FF Good is a straight-sided sans serif in the American Gothic tradition, designed by Warsaw-based Łukasz Dziedzic. Despite having something of an “old-fashioned” heritage, FF Good feels new. Many customers agree: the sturdy, legible forms of FF Good have been put to good use in the Polish-language tech magazine ‘Komputer Swiat’, the German and Russian edition of British celebrity tabloid OK!, and AP’s (Associated Press) new corporate design.
Although initially released as a modest-sized family, the typeface was radically overhauled in 2010, increasing from nine styles to 30 styles, with an additional 30-style sibling called FF Good Headline. In 2014, the type system was extended again to become FontFont’s largest family ever with an incredible total of 196 styles. This includes seven weights ranging from Light to Ultra, and seven widths from Compressed to Extended for both FF Good and FF Good Headline, all with matching italics and small caps for both roman and italic styles.

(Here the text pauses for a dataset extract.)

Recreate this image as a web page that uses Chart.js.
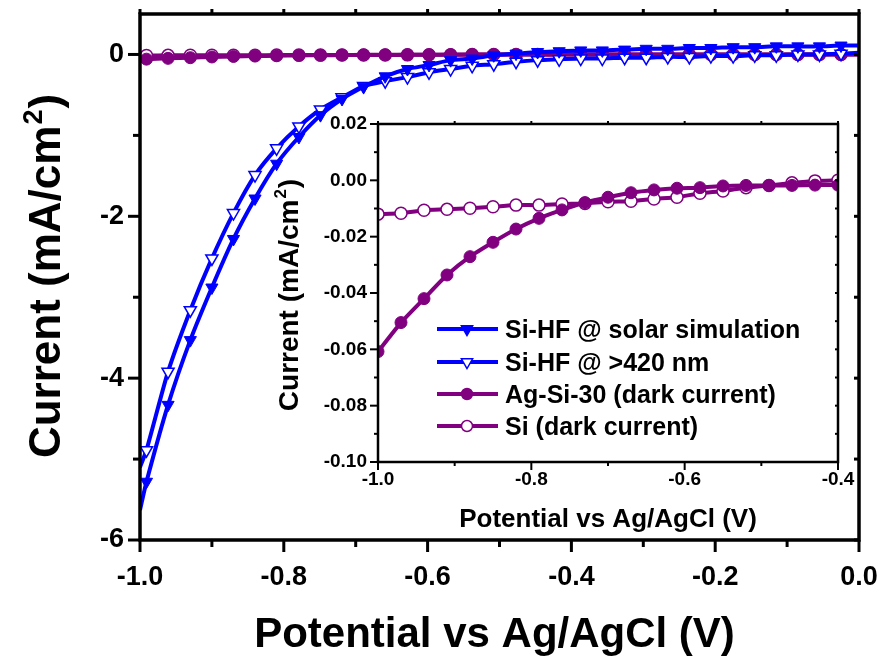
<!DOCTYPE html>
<html>
<head>
<meta charset="utf-8">
<script src="https://cdn.jsdelivr.net/npm/chart.js@4.4.1/dist/chart.umd.min.js"></script>
<style>
html, body { margin: 0; padding: 0; background: #fff; }
#quadro { position: relative; width: 886px; height: 659px; }
#graficoPrincipal { position: absolute; left: 0; top: 0; }
#graficoInset { position: absolute; left: 255px; top: 110px; }
</style>
</head>
<body>
<div id="quadro">
  <canvas id="graficoPrincipal" width="886" height="659" style="width:886px;height:659px"></canvas>
  <canvas id="graficoInset" width="610" height="440" style="width:610px;height:440px"></canvas>
</div>
<script>
// ---- dados do grafico principal ----
const potencialPrincipal = [-1.0, -0.991, -0.961, -0.930, -0.900, -0.870, -0.840, -0.810, -0.779, -0.749,
  -0.719, -0.689, -0.659, -0.628, -0.598, -0.568, -0.538, -0.508, -0.477, -0.447, -0.417, -0.387,
  -0.357, -0.326, -0.296, -0.266, -0.236, -0.206, -0.175, -0.145, -0.115, -0.085, -0.055, -0.025, 0.0];
const siHfSolar = [-5.63, -5.28, -4.33, -3.53, -2.88, -2.28, -1.78, -1.35, -1.02, -0.75,
  -0.55, -0.40, -0.27, -0.18, -0.13, -0.07, -0.05, -0.01, 0.01, 0.03, 0.04, 0.05,
  0.05, 0.06, 0.07, 0.07, 0.08, 0.08, 0.09, 0.09, 0.10, 0.10, 0.10, 0.11, 0.11];
const siHf420 = [-5.10, -4.89, -3.92, -3.16, -2.52, -1.96, -1.49, -1.16, -0.89, -0.68,
  -0.53, -0.39, -0.33, -0.28, -0.22, -0.18, -0.14, -0.12, -0.09, -0.07, -0.06, -0.05,
  -0.05, -0.04, -0.04, -0.03, -0.03, -0.02, -0.02, -0.01, -0.01, 0.00, 0.00, 0.01, 0.02];
const agSi30Principal = [-0.061, -0.058, -0.048, -0.040, -0.031, -0.025, -0.020, -0.016, -0.012, -0.010,
  -0.007, -0.005, -0.004, -0.003, -0.003, -0.002, -0.002, -0.002, -0.002, -0.002, -0.002, -0.001,
  -0.001, -0.001, -0.001, -0.001, -0.001, -0.001, -0.001, -0.001, -0.001, -0.001, -0.001, -0.001, -0.001];
const siEscuroPrincipal = [-0.012, -0.012, -0.011, -0.010, -0.010, -0.009, -0.009, -0.008, -0.008, -0.008,
  -0.007, -0.007, -0.006, -0.005, -0.004, -0.003, -0.002, -0.001, -0.001, 0.000, 0.000, 0.000,
  0.000, 0.000, 0.000, 0.000, 0.000, 0.000, 0.000, 0.000, 0.000, 0.000, 0.000, 0.000, 0.000];

// ---- dados do inset ----
const potencialInset = [-1.00, -0.97, -0.94, -0.91, -0.88, -0.85, -0.82, -0.79, -0.76, -0.73, -0.70,
  -0.67, -0.64, -0.61, -0.58, -0.55, -0.52, -0.49, -0.46, -0.43, -0.40];
const agSi30Inset = [-0.0608, -0.0505, -0.0420, -0.0336, -0.0271, -0.0220, -0.0173, -0.0135, -0.0105, -0.0079, -0.0060,
  -0.0044, -0.0034, -0.0028, -0.0026, -0.0020, -0.0018, -0.0018, -0.0018, -0.0017, -0.0017];
const siEscuroInset = [-0.0120, -0.0117, -0.0106, -0.0103, -0.0099, -0.0094, -0.0088, -0.0088, -0.0084, -0.0082, -0.0076,
  -0.0074, -0.0066, -0.0060, -0.0046, -0.0038, -0.0026, -0.0018, -0.0009, -0.0002, 0.0000];

// ---- ticks ----
const ticksXPrincipal = [-1.0, -0.8, -0.6, -0.4, -0.2, 0.0];
const ticksXPrincipalMenor = [-0.9, -0.7, -0.5, -0.3, -0.1];
const ticksYPrincipal = [-6, -4, -2, 0];
const ticksYPrincipalMenor = [-5, -3, -1];
const ticksXInset = [-1.0, -0.8, -0.6, -0.4];
const ticksXInsetMenor = [-0.9, -0.7, -0.5];
const ticksYInset = [0.02, 0.00, -0.02, -0.04, -0.06, -0.08, -0.10];
const ticksYInsetMenor = [0.01, -0.01, -0.03, -0.05, -0.07, -0.09];

// ---- textos ----
const tituloX = 'Potential vs Ag/AgCl (V)';
const tituloY = ['Current (mA/cm', '2', ')'];
const rotulosLegenda = ['Si-HF @ solar simulation', 'Si-HF @ >420 nm', 'Ag-Si-30 (dark current)', 'Si (dark current)'];

const AZUL = '#0000ff';
const ROXO = '#800080';
const FONTE = '"Liberation Sans", Arial, sans-serif';

Chart.defaults.font.family = FONTE;
Chart.defaults.font.weight = 'bold';
Chart.defaults.color = '#000';

function pontos(xs, ys) {
    return xs.map((v, i) => ({ x: v, y: ys[i] }));
}

// sem marcador no primeiro e no ultimo ponto da curva principal
function raioMeio(r) {
    return ctx => (ctx.dataIndex === 0 || ctx.dataIndex === potencialPrincipal.length - 1) ? 0 : r;
}

function pluginMoldura(cfg) {
    return {
        id: 'moldura',
        afterDraw(chart) {
            const { ctx, chartArea: a } = chart;
            const x = chart.scales.x, y = chart.scales.y;
            const marca = (x1, y1, x2, y2) => {
                ctx.beginPath(); ctx.moveTo(x1, y1); ctx.lineTo(x2, y2); ctx.stroke();
            };
            ctx.save();
            ctx.strokeStyle = '#000';
            ctx.lineWidth = cfg.larguraTick;
            cfg.xMaior.forEach(v => {
                const p = x.getPixelForValue(v);
                marca(p, a.bottom, p, a.bottom + cfg.maior);
                marca(p, a.top, p, a.top + cfg.interno);
            });
            cfg.xMenor.forEach(v => {
                const p = x.getPixelForValue(v);
                marca(p, a.bottom, p, a.bottom + cfg.menor);
                marca(p, a.top, p, a.top + cfg.interno);
            });
            cfg.yMaior.forEach(v => {
                const p = y.getPixelForValue(v);
                marca(a.left, p, a.left - cfg.maior, p);
                marca(a.right, p, a.right + cfg.interno, p);
            });
            cfg.yMenor.forEach(v => {
                const p = y.getPixelForValue(v);
                marca(a.left, p, a.left - cfg.menor, p);
                marca(a.right, p, a.right + cfg.interno, p);
            });
            ctx.lineWidth = cfg.largura;
            ctx.strokeRect(a.left, a.top, a.right - a.left, a.bottom - a.top);
            ctx.restore();
        }
    };
}

function pluginTitulos(cfg) {
    return {
        id: 'titulos',
        afterDraw(chart) {
            const { ctx, chartArea: a } = chart;
            ctx.save();
            ctx.fillStyle = '#000';
            ctx.font = `bold ${cfg.tamX}px ${FONTE}`;
            ctx.textAlign = 'center';
            ctx.textBaseline = 'alphabetic';
            ctx.fillText(tituloX, (a.left + a.right) / 2 + cfg.dx, cfg.baseX);

            const f1 = `bold ${cfg.tamY}px ${FONTE}`;
            const f2 = `bold ${Math.round(cfg.tamY * 0.62)}px ${FONTE}`;
            ctx.font = f1;
            const w1 = ctx.measureText(tituloY[0]).width;
            const w3 = ctx.measureText(tituloY[2]).width;
            ctx.font = f2;
            const w2 = ctx.measureText(tituloY[1]).width;
            ctx.translate(cfg.baseY, cfg.centroY);
            ctx.rotate(-Math.PI / 2);
            ctx.textAlign = 'left';
            const x0 = -(w1 + w2 + w3) / 2;
            ctx.font = f1;
            ctx.fillText(tituloY[0], x0, 0);
            ctx.font = f2;
            ctx.fillText(tituloY[1], x0 + w1 + 1, -cfg.tamY * 0.42);
            ctx.font = f1;
            ctx.fillText(tituloY[2], x0 + w1 + w2 + 2, 0);
            ctx.restore();
        }
    };
}

const estilosLegenda = [
    { cor: AZUL, pointStyle: 'triangle', rotation: 180, fundo: AZUL, raio: 6.5 },
    { cor: AZUL, pointStyle: 'triangle', rotation: 180, fundo: '#fff', raio: 6.5 },
    { cor: ROXO, pointStyle: 'circle', rotation: 0, fundo: ROXO, raio: 5.5 },
    { cor: ROXO, pointStyle: 'circle', rotation: 0, fundo: '#fff', raio: 5.5 }
];

const pluginLegenda = {
    id: 'legendaInset',
    afterDraw(chart) {
        const ctx = chart.ctx;
        const linhas = [219, 252, 284, 316];
        ctx.save();
        rotulosLegenda.forEach((texto, i) => {
            const e = estilosLegenda[i];
            const yy = linhas[i];
            ctx.strokeStyle = e.cor;
            ctx.lineWidth = 4;
            ctx.beginPath(); ctx.moveTo(182, yy); ctx.lineTo(243, yy); ctx.stroke();
            ctx.fillStyle = e.fundo;
            ctx.lineWidth = 1.5;
            Chart.helpers.drawPoint(ctx, { pointStyle: e.pointStyle, rotation: e.rotation, radius: e.raio, borderWidth: 1.5 }, 212, yy);
            ctx.fillStyle = '#000';
            ctx.font = `bold 25px ${FONTE}`;
            ctx.textAlign = 'left';
            ctx.textBaseline = 'alphabetic';
            ctx.fillText(texto, 250, yy + 9);
        });
        ctx.restore();
    }
};

// tamanho fixo da caixa do eixo, sem folga extra para os rotulos
function tamanhoFixo(horizontal, valor) {
    return s => {
        if (horizontal) s.height = valor; else s.width = valor;
        s.paddingTop = 0; s.paddingBottom = 0; s.paddingLeft = 0; s.paddingRight = 0;
    };
}

function eixo(min, max, ticks, tam, padding, formato, ajuste) {
    return {
        type: 'linear', min: min, max: max,
        afterBuildTicks: s => { s.ticks = ticks.map(v => ({ value: v })); },
        afterFit: ajuste,
        grid: { display: true, drawOnChartArea: false, drawTicks: false },
        border: { display: false },
        ticks: {
            autoSkip: false, maxRotation: 0, padding: padding, color: '#000',
            font: { size: tam, weight: 'bold', lineHeight: 1 },
            callback: formato
        }
    };
}

new Chart(document.getElementById('graficoPrincipal'), {
    type: 'line',
    data: {
        datasets: [{
            label: rotulosLegenda[0],
            data: pontos(potencialPrincipal, siHfSolar),
            borderColor: AZUL, borderWidth: 4,
            pointStyle: 'triangle', rotation: 180,
            pointRadius: raioMeio(7), pointBackgroundColor: AZUL, pointBorderColor: AZUL, pointBorderWidth: 1,
            tension: 0.2
        }, {
            label: rotulosLegenda[1],
            data: pontos(potencialPrincipal, siHf420),
            borderColor: AZUL, borderWidth: 4,
            pointStyle: 'triangle', rotation: 180,
            pointRadius: raioMeio(7), pointBackgroundColor: '#fff', pointBorderColor: AZUL, pointBorderWidth: 1.5,
            tension: 0.2
        }, {
            label: rotulosLegenda[2],
            data: pontos(potencialPrincipal, agSi30Principal),
            borderColor: ROXO, borderWidth: 4,
            pointStyle: 'circle',
            pointRadius: raioMeio(6), pointBackgroundColor: ROXO, pointBorderColor: ROXO, pointBorderWidth: 1,
            tension: 0.2
        }, {
            label: rotulosLegenda[3],
            data: pontos(potencialPrincipal, siEscuroPrincipal),
            borderColor: ROXO, borderWidth: 4,
            pointStyle: 'circle',
            pointRadius: raioMeio(6), pointBackgroundColor: '#fff', pointBorderColor: ROXO, pointBorderWidth: 1.5,
            tension: 0.2
        }]
    },
    options: {
        responsive: false,
        animation: false,
        layout: { padding: { top: 14, right: 27, left: 0, bottom: 0 } },
        scales: {
            x: eixo(-1, 0, ticksXPrincipal, 27, 24, v => v.toFixed(1), tamanhoFixo(true, 119)),
            y: eixo(-6, 0.5, ticksYPrincipal, 27, 16, v => String(v), tamanhoFixo(false, 140))
        },
        plugins: { legend: { display: false }, tooltip: { enabled: false } }
    },
    plugins: [
        pluginMoldura({ xMaior: ticksXPrincipal, xMenor: ticksXPrincipalMenor, yMaior: ticksYPrincipal, yMenor: ticksYPrincipalMenor,
            largura: 3.5, larguraTick: 3, maior: 12, menor: 7, interno: -5 }),
        pluginTitulos({ tamX: 42, dx: -5, baseX: 647, tamY: 44, baseY: 60, centroY: 277 })
    ]
});

new Chart(document.getElementById('graficoInset'), {
    type: 'line',
    data: {
        datasets: [{
            label: rotulosLegenda[2],
            data: pontos(potencialInset, agSi30Inset),
            borderColor: ROXO, borderWidth: 4,
            pointStyle: 'circle',
            pointRadius: 6, pointBackgroundColor: ROXO, pointBorderColor: ROXO, pointBorderWidth: 1,
            tension: 0.2
        }, {
            label: rotulosLegenda[3],
            data: pontos(potencialInset, siEscuroInset),
            borderColor: ROXO, borderWidth: 4,
            pointStyle: 'circle',
            pointRadius: 6, pointBackgroundColor: '#fff', pointBorderColor: ROXO, pointBorderWidth: 1.5,
            tension: 0.2
        }]
    },
    options: {
        responsive: false,
        animation: false,
        layout: { padding: { top: 14, right: 27, left: 0, bottom: 0 } },
        scales: {
            x: eixo(-1, -0.4, ticksXInset, 19, 8, v => v.toFixed(1), tamanhoFixo(true, 88)),
            y: eixo(-0.1, 0.02, ticksYInset, 19, 11, v => v.toFixed(2), tamanhoFixo(false, 123))
        },
        plugins: { legend: { display: false }, tooltip: { enabled: false } }
    },
    plugins: [
        pluginMoldura({ xMaior: ticksXInset, xMenor: ticksXInsetMenor, yMaior: ticksYInset, yMenor: ticksYInsetMenor,
            largura: 2.5, larguraTick: 2, maior: 8, menor: 4, interno: -3 }),
        pluginTitulos({ tamX: 26, dx: 0, baseX: 417, tamY: 28, baseY: 43, centroY: 186 }),
        pluginLegenda
    ]
});
</script>
</body>
</html>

Due to its subtle weight and width graduation, it is the perfect companion for interface, editorial, and web designers. This allows the individual to pick the style best suited to their layout.

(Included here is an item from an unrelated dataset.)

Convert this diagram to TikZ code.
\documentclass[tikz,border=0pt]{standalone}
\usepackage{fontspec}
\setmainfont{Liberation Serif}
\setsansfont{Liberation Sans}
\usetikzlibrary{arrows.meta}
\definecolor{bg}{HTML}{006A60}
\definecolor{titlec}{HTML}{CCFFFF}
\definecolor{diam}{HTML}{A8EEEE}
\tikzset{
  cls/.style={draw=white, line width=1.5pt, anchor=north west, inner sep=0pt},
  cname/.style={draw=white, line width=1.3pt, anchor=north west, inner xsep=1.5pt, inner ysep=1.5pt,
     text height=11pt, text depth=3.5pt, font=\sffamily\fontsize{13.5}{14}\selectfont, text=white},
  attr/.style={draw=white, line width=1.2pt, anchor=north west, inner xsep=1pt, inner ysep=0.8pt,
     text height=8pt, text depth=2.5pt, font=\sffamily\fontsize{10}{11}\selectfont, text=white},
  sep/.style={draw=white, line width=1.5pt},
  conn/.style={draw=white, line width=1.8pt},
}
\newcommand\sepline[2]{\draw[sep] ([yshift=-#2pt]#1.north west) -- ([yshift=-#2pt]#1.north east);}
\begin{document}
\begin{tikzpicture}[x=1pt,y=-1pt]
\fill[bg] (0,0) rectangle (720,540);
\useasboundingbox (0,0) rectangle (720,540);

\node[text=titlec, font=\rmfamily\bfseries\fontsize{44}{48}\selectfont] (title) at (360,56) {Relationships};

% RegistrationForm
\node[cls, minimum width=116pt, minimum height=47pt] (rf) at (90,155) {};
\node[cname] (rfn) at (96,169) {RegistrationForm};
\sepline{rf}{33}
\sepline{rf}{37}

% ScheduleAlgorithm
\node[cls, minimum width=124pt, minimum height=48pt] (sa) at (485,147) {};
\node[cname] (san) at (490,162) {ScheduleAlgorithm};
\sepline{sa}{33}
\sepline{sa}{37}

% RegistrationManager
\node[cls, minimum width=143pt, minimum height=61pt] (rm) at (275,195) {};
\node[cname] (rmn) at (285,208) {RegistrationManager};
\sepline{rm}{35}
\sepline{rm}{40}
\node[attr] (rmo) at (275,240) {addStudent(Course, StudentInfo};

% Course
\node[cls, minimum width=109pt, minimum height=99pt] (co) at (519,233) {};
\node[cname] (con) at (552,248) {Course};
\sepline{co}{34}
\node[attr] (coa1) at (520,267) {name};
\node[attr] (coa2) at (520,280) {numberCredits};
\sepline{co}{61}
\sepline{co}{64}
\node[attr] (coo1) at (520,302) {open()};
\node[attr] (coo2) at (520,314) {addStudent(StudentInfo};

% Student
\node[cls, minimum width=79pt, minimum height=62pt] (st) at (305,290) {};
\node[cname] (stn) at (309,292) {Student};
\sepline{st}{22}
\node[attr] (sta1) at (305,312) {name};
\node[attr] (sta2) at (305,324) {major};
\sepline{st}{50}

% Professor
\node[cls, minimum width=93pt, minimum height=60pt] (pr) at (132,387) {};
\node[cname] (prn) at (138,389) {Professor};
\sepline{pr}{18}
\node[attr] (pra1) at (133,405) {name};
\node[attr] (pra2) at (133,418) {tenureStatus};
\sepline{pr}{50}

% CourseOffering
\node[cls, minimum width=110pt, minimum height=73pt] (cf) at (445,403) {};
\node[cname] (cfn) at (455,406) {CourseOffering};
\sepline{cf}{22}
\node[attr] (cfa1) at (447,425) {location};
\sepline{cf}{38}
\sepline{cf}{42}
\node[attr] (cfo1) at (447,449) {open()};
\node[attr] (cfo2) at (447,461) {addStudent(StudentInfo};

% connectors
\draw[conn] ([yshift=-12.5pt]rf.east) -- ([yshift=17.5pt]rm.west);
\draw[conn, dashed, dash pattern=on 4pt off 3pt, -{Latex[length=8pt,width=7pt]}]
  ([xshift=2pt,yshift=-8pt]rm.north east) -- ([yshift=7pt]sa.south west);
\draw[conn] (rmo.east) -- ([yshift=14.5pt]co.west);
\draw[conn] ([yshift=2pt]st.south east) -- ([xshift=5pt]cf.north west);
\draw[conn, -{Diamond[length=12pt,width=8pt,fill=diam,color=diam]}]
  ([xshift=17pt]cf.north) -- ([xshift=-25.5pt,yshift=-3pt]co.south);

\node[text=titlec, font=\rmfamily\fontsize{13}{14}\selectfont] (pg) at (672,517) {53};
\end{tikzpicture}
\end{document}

As a contemporary competitor to classic American Gothic style typefaces—like Franklin Gothic, News Gothic, or Trade Gothic—it was necessary that an expanded FF Good also offers customers both Text and Display versions. The base FF Good fonts are mastered for text use, whilst FF Good Headline aims for maximum compactness. Its low cap height together with trimmed ascenders and descenders give a special punch to headlines or larger-sized copy in publications such as newspapers, magazines, and blogs.

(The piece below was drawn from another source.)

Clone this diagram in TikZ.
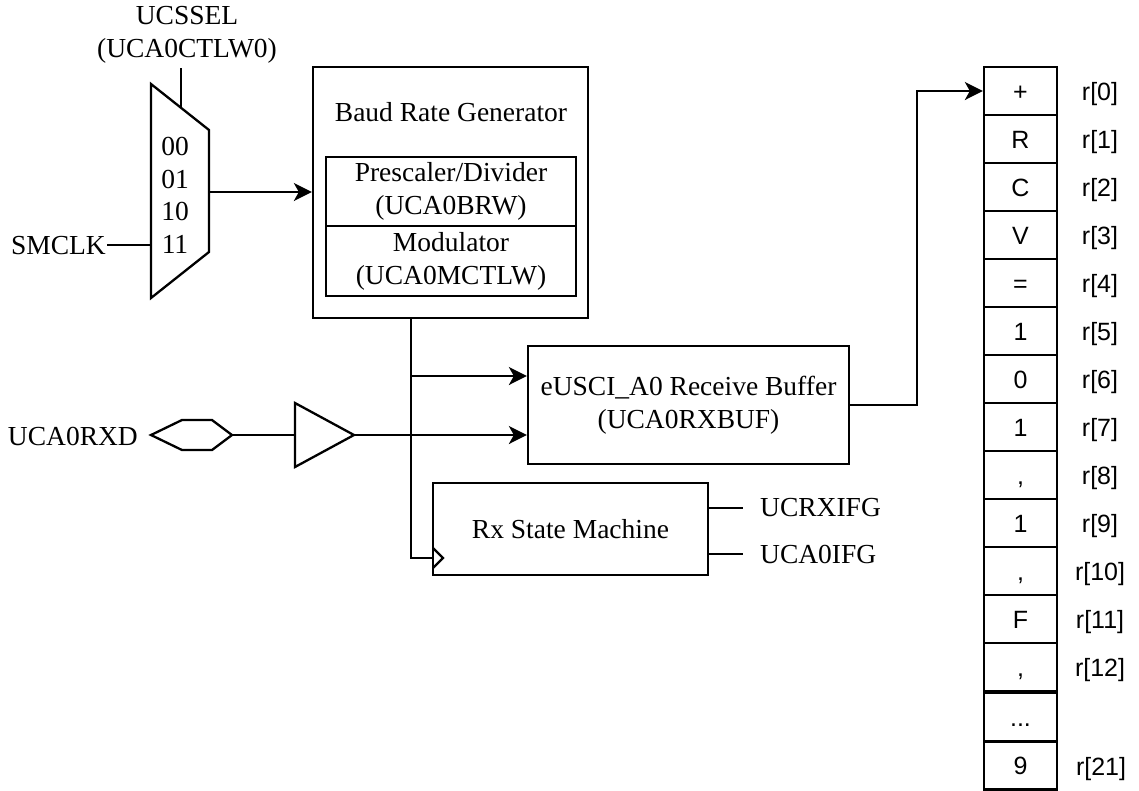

There is even more good news about FF Good: it has something of a serif companion. Łukasz Dziedzic built FF Good to work alongside FF More, resulting in a powerhouse superfamily that is versatile in both its function and aesthetics. Few extensively developed families that work so well together as FF Good does with FF More.
FF Good supports 164 different languages such as Spanish, English, Portuguese, Russian, German and French in Latin and Cyrillic scripts. (Please note that not all languages are available for all formats.)